The generated images are now being shown in the full screen, along with details about how they were generated.
She has assigned a 1-star rating to each of the two generated images to indicate that they are not directly usable but may be worth developing further.
Anna now has several options for developing this result further, either via the context menu for this entire generation attempt (as shown here) or via the context menu for either of the generated images.
If she chooses one of these options, Anna will see the results in a full-window box with a similar structure.

Benefits

Even though COLL-E offers a good deal of unusual functionality and repesentations (as can be seen from the first screenshot above), users are free at all times to use the full-window view shown here, which resembles most other UIs for image generation.
ChatGPT often helps to improve prompt quality by supplying a more detailed description of the desired image than people normally type in themselves.
The human participants can exploit their deeper understanding of the purpose of the image by editing ChatGPT’s prompt.
Because of the markup, all participants can see the respective contributions of ChatGPT and the human user to the prompt.
The star rating system enables Anna to record her assessment that both result images may be worth trying to improve upon. Otherwise, she would be more or less forced at this point to abandon one of the images and continue working with the other one.

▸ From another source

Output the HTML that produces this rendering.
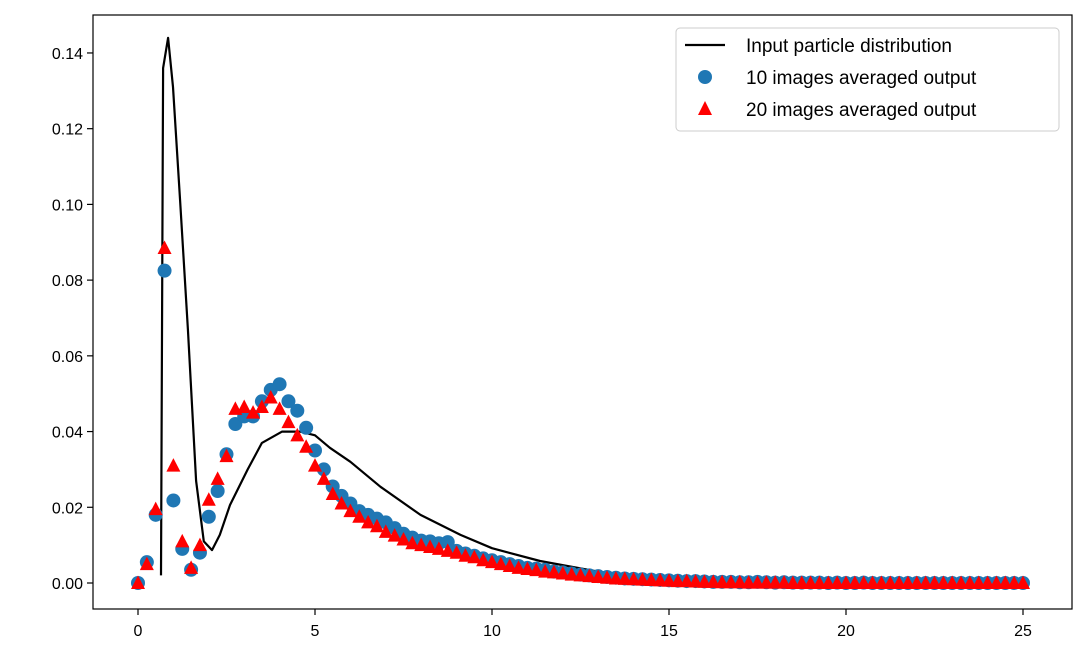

3. (A bit later:) Inspect the “generation history” so far

What you can do

At any time, you can change the view to see how particular results were created.
In this view, each generation attempt is shown in a card within the tree-like structure shown in the first screenshot: A card Y is directly to the right of X if the generation attempt that Y displays is the result of choosing one of the generation options offered in X.
Here, we can see (in the top card on the right) how Anna tried to improve on the first image that she had obtained -- without actually getting a better result.
The card in the bottom right shows how, a bit later, Peter tried in a different way to improve on Anna’s second result image.

Benefits

The generation history helps you to learn quickly about what image generation tactics do and do not work in the specific context at hand. For example, Anna’s attempt to get more expressive and attractive faces yielded no improvement at all. Seeing this result, you would be less inclined to try the same tactic again.
The tree-like representation of generation attempts makes it possible for you to return at any time to any previous generation attempt and try to improve on it. So the group has many more possible paths to obtaining satisfactory results. (To use an analogy to computational local search procedures: You are not restricted to simple hill-climbing but can explore multiple paths as in local beam search.)

4. Get an overview of the most promising results obtained so far

What you can do

In this view, you see for each generation attempt only the resulting images and their ratings.
You can also filter out all images that haven’t been given a rating that reaches a particular threshold (here: 2 stars). Then some cards will be blank and others won’t be shown at all.
You can now select any of the most promising generation attempts to try to improve on its results.

Benefits

The ability to focus temporarily only on the most promising results adds further support for the parallel exploration of options just described.
It also makes it easier to select the final set of images that will actually be made use of -- including taking into account how well the images generated to express the different ideas fit together.

5. Focus on one image while still seeing the overall context

What you can do

At any time, you can tap on an image to view it in one of two larger sizes, while still being able to see how the image is related to the other results obtained so far.

Benefits

You can now decide what (if anything) to do with a given image while taking into account the other generated images and possibly their generation history.